= Directions for this task =
Retype exactly the lines from the line containing "Give me the Plotly source for this chart." through the line containing "301, 302.5, 304]", both included, and nothing more; skip the pictures.

= Available records =

———

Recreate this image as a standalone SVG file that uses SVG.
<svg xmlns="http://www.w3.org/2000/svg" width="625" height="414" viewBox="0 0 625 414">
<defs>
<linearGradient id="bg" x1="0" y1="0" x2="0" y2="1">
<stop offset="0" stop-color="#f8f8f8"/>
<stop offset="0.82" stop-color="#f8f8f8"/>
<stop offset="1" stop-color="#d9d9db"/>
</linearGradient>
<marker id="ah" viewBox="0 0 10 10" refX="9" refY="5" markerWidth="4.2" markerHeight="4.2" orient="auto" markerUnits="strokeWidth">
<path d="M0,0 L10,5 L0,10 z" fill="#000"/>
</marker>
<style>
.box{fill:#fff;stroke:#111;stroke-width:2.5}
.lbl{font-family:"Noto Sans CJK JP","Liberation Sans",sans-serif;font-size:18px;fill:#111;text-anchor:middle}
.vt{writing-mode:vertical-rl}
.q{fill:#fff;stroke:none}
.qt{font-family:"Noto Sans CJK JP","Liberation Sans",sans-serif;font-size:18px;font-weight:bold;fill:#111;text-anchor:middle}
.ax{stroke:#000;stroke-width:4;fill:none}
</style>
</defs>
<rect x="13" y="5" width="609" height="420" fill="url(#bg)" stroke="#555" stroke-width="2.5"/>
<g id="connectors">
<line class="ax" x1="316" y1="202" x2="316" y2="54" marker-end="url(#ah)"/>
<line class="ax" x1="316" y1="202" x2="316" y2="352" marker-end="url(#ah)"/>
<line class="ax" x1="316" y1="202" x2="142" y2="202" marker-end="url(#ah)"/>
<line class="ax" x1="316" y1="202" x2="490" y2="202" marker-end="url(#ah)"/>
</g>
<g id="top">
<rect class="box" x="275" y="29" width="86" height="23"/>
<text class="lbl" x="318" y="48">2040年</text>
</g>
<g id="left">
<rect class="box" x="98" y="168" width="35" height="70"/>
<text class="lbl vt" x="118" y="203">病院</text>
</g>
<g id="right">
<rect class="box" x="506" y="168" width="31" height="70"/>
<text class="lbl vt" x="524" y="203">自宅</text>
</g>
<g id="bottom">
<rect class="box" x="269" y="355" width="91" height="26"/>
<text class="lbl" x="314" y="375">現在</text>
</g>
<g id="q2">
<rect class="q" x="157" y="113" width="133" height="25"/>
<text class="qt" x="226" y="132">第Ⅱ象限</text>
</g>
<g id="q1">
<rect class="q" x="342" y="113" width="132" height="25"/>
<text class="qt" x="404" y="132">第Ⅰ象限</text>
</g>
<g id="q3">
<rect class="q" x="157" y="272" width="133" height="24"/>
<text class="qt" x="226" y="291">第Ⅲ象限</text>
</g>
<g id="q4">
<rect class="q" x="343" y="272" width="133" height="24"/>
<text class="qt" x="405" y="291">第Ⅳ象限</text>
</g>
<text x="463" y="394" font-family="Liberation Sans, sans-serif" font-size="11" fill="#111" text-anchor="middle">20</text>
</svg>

———

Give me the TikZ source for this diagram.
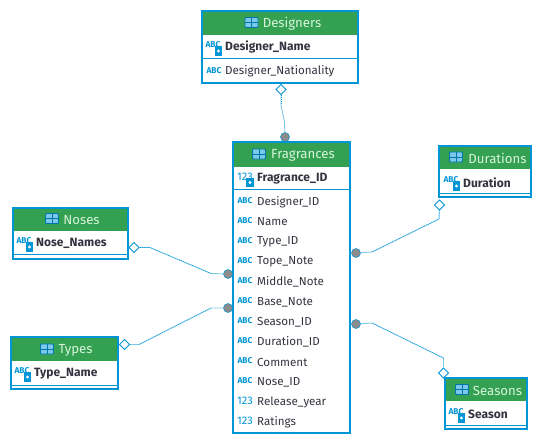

———

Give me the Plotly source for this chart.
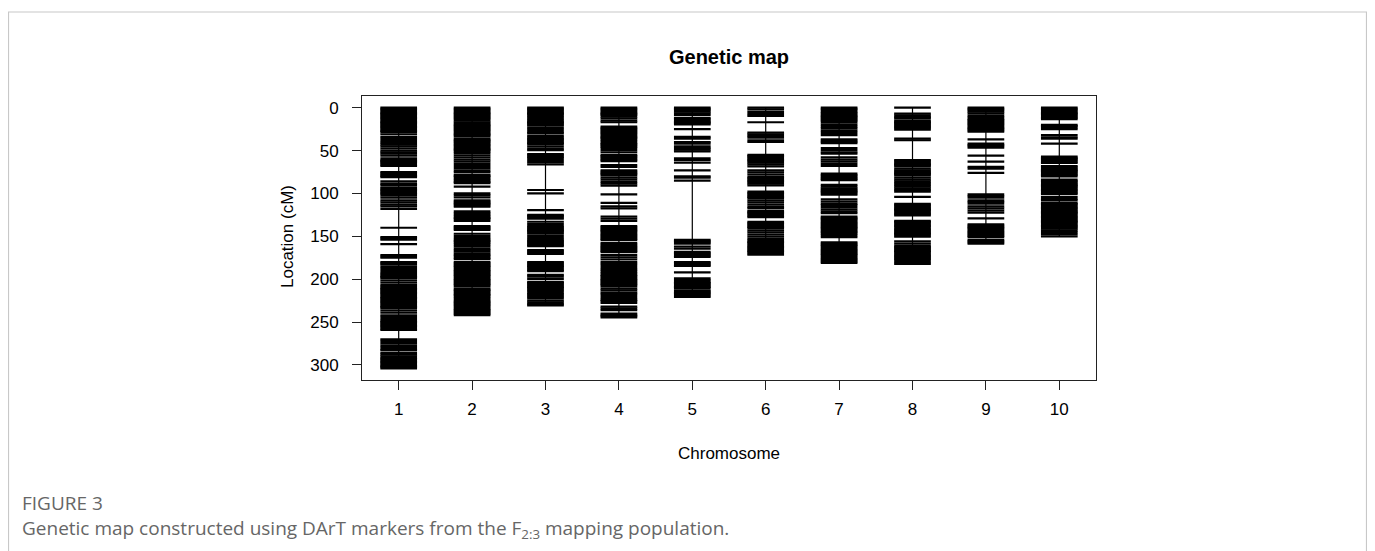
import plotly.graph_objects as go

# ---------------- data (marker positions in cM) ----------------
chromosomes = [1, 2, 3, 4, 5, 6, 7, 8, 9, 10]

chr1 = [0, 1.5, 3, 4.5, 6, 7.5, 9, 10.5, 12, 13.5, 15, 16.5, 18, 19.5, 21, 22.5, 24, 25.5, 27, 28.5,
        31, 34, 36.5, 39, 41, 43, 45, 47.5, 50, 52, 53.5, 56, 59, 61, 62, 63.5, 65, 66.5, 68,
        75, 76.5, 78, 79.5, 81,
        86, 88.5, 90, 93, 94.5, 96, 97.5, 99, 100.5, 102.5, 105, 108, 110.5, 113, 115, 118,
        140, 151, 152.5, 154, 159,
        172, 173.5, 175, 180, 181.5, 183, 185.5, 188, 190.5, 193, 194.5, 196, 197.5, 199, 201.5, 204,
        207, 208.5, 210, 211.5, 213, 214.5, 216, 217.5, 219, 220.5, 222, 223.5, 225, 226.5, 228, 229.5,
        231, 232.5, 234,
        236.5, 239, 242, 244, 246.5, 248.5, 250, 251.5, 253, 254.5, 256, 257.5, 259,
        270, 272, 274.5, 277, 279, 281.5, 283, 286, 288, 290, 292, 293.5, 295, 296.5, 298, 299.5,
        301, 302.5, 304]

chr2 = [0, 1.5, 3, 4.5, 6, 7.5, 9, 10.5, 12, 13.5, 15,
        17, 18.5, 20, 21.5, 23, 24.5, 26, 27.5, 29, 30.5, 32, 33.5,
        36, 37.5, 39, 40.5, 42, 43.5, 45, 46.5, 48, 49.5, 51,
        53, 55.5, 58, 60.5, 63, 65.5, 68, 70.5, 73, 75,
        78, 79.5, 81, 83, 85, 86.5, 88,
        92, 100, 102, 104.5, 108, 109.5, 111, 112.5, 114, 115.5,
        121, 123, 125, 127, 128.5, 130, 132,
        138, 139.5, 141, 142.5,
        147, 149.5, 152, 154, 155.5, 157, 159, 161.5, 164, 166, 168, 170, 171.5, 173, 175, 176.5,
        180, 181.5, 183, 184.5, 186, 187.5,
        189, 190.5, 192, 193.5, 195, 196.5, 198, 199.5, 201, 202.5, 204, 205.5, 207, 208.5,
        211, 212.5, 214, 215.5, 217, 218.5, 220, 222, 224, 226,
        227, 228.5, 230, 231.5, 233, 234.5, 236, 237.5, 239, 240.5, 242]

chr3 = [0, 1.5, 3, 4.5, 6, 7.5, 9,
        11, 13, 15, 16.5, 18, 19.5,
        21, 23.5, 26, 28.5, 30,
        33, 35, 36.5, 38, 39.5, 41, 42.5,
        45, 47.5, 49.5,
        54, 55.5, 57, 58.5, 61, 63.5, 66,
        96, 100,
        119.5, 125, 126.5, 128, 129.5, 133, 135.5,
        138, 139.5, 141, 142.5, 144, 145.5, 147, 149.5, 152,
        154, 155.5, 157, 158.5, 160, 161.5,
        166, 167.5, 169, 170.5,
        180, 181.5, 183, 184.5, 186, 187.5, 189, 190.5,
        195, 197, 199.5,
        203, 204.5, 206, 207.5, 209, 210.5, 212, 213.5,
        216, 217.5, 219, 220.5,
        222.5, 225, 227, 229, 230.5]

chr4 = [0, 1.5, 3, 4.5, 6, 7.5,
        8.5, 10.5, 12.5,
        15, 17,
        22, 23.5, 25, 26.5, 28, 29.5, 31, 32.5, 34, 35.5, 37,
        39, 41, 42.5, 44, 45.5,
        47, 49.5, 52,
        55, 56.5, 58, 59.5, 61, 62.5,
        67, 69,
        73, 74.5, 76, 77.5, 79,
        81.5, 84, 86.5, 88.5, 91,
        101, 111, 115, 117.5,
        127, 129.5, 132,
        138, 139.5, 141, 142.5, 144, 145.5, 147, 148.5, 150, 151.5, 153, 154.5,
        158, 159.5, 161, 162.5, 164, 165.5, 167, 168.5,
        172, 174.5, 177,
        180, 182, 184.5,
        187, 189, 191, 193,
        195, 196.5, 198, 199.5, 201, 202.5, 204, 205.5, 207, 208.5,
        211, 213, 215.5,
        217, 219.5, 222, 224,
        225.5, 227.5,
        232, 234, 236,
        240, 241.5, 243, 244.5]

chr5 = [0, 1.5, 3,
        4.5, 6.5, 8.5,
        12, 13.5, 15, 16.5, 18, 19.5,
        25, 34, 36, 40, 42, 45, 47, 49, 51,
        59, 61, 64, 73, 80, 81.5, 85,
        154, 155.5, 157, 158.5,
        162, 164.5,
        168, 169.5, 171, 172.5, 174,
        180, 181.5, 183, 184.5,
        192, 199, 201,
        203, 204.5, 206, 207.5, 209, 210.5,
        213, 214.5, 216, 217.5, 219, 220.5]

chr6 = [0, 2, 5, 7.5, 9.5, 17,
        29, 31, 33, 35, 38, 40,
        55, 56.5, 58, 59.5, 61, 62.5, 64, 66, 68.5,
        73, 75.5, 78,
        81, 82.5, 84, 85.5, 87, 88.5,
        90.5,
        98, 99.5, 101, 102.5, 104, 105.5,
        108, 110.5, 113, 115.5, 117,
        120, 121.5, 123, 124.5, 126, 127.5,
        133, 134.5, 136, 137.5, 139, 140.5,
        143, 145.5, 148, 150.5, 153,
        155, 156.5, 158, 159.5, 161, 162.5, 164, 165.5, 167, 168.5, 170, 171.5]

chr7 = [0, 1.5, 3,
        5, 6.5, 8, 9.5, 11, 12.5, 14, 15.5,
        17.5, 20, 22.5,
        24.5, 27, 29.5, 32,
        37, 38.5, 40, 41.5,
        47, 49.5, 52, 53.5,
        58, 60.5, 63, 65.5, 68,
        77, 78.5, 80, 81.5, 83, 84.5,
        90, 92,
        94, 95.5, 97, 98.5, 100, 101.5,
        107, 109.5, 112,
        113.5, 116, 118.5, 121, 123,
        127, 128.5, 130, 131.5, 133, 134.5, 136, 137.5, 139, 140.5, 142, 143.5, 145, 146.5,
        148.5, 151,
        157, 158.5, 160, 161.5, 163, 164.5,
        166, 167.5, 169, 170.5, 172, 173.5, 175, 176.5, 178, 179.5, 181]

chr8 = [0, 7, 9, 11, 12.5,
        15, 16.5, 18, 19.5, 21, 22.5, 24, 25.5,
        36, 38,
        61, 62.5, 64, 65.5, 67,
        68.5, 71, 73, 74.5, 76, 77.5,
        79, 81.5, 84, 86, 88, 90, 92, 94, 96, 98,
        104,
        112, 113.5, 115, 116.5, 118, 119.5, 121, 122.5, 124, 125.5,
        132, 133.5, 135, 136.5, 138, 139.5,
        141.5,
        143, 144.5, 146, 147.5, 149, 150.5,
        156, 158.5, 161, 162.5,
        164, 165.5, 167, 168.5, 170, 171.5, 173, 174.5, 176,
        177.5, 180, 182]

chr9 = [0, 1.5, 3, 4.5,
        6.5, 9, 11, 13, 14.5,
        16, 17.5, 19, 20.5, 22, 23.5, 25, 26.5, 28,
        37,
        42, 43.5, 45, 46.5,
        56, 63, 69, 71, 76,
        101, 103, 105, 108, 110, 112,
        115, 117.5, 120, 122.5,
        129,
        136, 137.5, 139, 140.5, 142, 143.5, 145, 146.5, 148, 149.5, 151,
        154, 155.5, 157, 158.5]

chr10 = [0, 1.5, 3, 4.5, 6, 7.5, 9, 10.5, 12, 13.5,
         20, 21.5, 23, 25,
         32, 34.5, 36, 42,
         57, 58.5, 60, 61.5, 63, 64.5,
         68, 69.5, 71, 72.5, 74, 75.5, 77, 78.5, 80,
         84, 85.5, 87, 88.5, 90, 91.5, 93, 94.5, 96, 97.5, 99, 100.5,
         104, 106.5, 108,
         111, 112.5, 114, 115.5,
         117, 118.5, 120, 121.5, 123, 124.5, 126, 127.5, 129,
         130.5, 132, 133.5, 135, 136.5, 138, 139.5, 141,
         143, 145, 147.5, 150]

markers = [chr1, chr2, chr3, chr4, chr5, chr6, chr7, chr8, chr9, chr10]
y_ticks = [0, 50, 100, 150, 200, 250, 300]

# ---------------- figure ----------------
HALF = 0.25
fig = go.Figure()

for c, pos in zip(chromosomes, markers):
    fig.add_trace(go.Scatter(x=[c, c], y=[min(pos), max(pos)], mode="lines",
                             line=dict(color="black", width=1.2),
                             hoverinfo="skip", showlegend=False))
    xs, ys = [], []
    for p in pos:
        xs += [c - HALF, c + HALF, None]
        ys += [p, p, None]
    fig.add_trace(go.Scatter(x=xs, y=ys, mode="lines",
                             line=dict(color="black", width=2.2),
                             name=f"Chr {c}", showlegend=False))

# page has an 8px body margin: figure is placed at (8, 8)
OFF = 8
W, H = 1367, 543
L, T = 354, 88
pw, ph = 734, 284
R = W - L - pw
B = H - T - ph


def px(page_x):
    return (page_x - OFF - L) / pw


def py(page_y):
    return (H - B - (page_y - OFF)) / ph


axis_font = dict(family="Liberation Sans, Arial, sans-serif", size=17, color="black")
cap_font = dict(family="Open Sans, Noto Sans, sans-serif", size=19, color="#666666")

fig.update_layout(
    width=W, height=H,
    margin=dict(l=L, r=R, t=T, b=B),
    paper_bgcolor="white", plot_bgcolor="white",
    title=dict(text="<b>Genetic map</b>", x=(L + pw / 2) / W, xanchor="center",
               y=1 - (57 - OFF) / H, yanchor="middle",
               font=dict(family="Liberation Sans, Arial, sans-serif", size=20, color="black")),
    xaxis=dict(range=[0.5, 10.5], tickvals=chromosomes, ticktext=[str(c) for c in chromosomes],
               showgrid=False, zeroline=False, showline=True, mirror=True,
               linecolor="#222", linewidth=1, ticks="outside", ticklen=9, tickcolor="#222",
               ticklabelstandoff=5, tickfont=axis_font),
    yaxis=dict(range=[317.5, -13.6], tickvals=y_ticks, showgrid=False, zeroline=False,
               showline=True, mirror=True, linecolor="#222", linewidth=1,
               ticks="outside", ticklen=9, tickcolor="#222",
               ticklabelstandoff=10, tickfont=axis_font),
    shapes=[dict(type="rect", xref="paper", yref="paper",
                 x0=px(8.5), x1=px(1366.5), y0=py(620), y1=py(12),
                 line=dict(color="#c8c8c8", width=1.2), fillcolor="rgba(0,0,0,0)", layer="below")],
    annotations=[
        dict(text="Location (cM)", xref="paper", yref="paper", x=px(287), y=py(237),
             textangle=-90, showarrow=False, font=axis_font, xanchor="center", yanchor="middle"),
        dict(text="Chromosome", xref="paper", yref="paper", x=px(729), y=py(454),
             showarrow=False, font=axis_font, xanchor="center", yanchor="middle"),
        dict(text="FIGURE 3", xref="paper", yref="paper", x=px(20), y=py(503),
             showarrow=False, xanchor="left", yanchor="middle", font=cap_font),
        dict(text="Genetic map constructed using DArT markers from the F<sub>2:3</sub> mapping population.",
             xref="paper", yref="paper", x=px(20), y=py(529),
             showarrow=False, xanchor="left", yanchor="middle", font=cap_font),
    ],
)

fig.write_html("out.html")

———

= Final result =
Give me the Plotly source for this chart.
import plotly.graph_objects as go

# ---------------- data (marker positions in cM) ----------------
chromosomes = [1, 2, 3, 4, 5, 6, 7, 8, 9, 10]

chr1 = [0, 1.5, 3, 4.5, 6, 7.5, 9, 10.5, 12, 13.5, 15, 16.5, 18, 19.5, 21, 22.5, 24, 25.5, 27, 28.5,
        31, 34, 36.5, 39, 41, 43, 45, 47.5, 50, 52, 53.5, 56, 59, 61, 62, 63.5, 65, 66.5, 68,
        75, 76.5, 78, 79.5, 81,
        86, 88.5, 90, 93, 94.5, 96, 97.5, 99, 100.5, 102.5, 105, 108, 110.5, 113, 115, 118,
        140, 151, 152.5, 154, 159,
        172, 173.5, 175, 180, 181.5, 183, 185.5, 188, 190.5, 193, 194.5, 196, 197.5, 199, 201.5, 204,
        207, 208.5, 210, 211.5, 213, 214.5, 216, 217.5, 219, 220.5, 222, 223.5, 225, 226.5, 228, 229.5,
        231, 232.5, 234,
        236.5, 239, 242, 244, 246.5, 248.5, 250, 251.5, 253, 254.5, 256, 257.5, 259,
        270, 272, 274.5, 277, 279, 281.5, 283, 286, 288, 290, 292, 293.5, 295, 296.5, 298, 299.5,
        301, 302.5, 304]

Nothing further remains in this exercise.